"+=" does not work correct all alogn

Benjamin Kaplan benjamin.kaplan at case.edu
Wed Jan 18 13:23:02 EST 2012

On Wed, Jan 18, 2012 at 4:52 AM, Wilfried Falk <w_h_falk at yahoo.de> wrote:
> Hello Pythons,
> attached to this email is a pdf-file which shows, that  "+=" does not work
> well all along. Mybe somebody of you is able to explain my observations in
> this respect. I will be glad about an answer.
> Best regards
> Wilfried

Please do not send attachments to the list. Besides the fact that it's
annoying and there's no reason to do it, the list is also available as
a Usenet group and I'm pretty sure the gateway doesn't keep
attachments. Also, it makes it more difficult for us to respond to
you. Common courtesy on this (and many other) groups is to quote the
relevant text that we're responding to. It makes it easier for people
to follow the conversation, especially when threads get bigger.

>Hello Pythons,
>my Python is a download of your Python3.2.2 Windows x86 MSI Installer. What I want to
>report is, that "+=" does not work correct all along.
>1.) For identifier += 1 you sometimes get print(); identifier = identifier + 1
>What means that there is a prior print(). I could not find out a rule for when this happens --- but it
>does. By replaceing identifier += 1 with identifier = identifier + 1 the malfunction (print()) allways

If this was an actual bug in Python, a lot of other people would have
noticed it. Since you're the only one with the problem, it probably
has something to do with your code and not with Python. Please post an
example showing the problem.

>2.) Another "mystery" is shown by the code below.

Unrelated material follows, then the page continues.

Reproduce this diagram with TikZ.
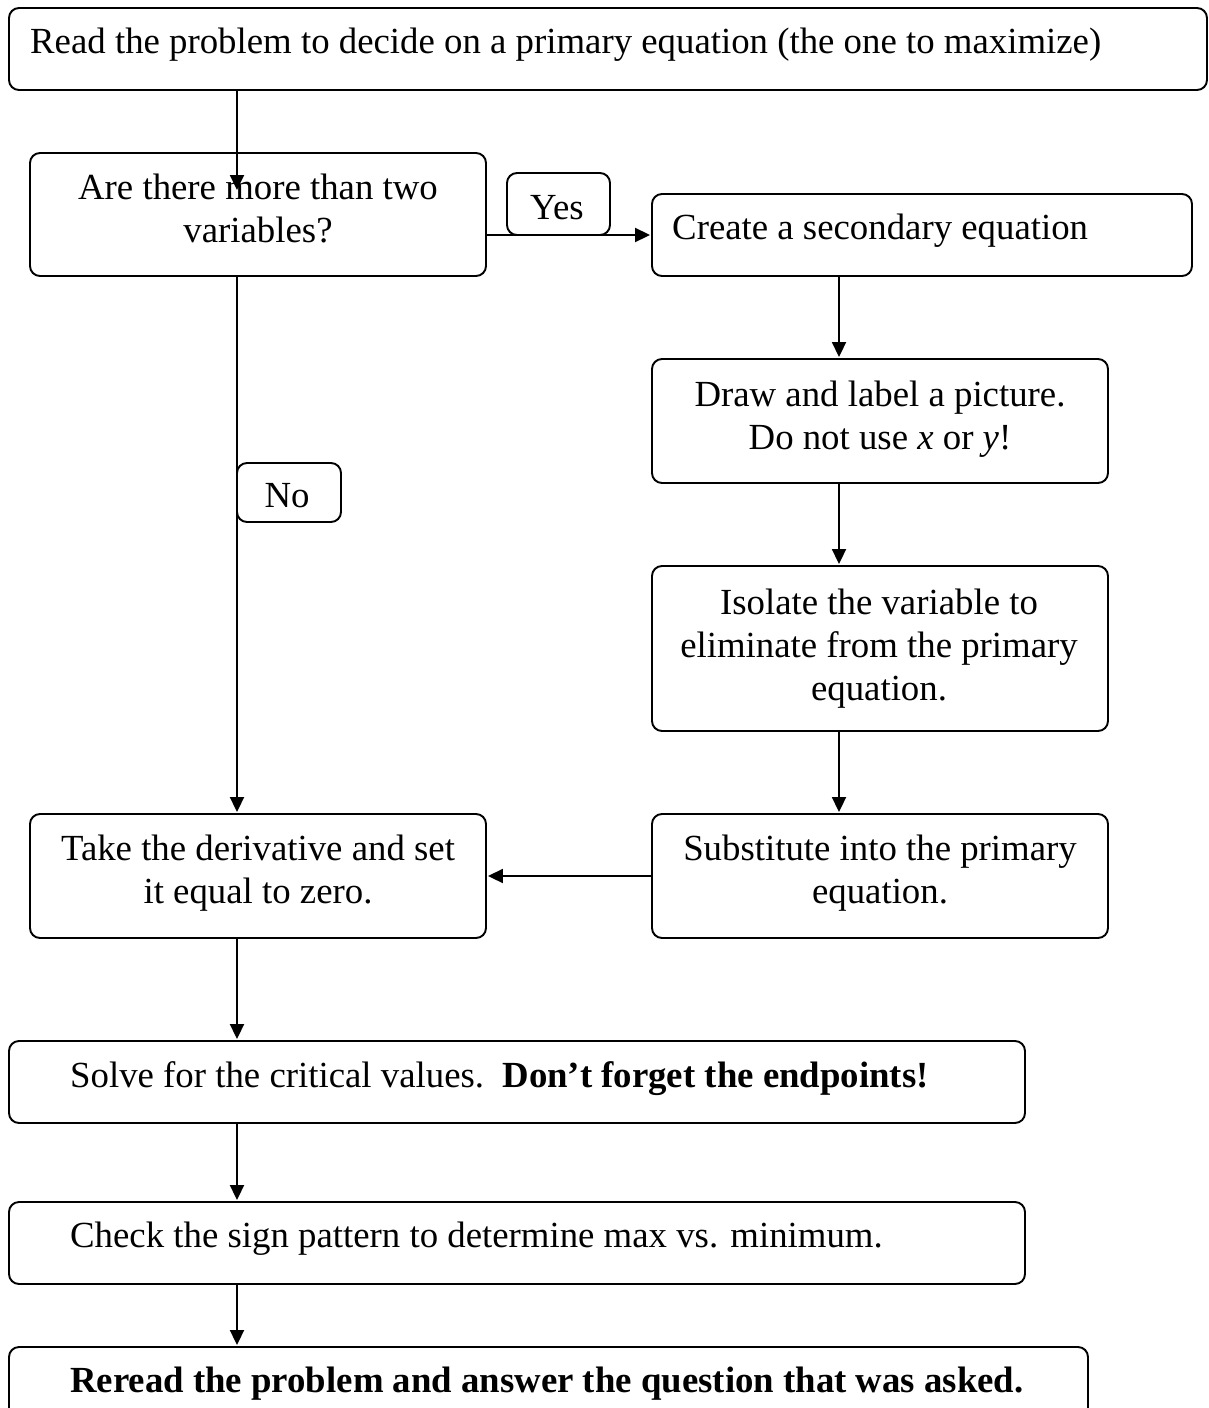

There _list += [something] is not the same
>as _list = _list + [something].
>def conc1(a, _list = []):
>    _list = _list + [a]
>    return _list
>def conc2(a, _list = []):
>    _list += [a]
>    return _list
># Main Program
>for i in range(4):
>    _list = conc1(i)
>    print(_list)
>for i in range(4):
>    _list = conc2(i)
>    print(_list)
>In the first case the result of print(_list) is:
>In the second case the result of print(_list) is:
>[0, 1]
>[0, 1, 2]
>[0, 1, 2, 3].

a += b and a = a + b are not the same thing. In Python, a += b is the
same thing as a = a.__iadd_(b) while a = a + b is a = a.__add__(b).
Like in many other languages, += on objects is an in place operation-
it mutates the original object (except in cases of immutable objects
like ints). On the other hand, a + b creates a new object with the
value of a + b.

So in the case of conc1, you're generating a new list each time and
leaving the original list (stored in conc1.func_defaults[0] but you
shouldn't touch that) alone.  In conc2, you're modifying the list so
the changed list is shared between calls of the function.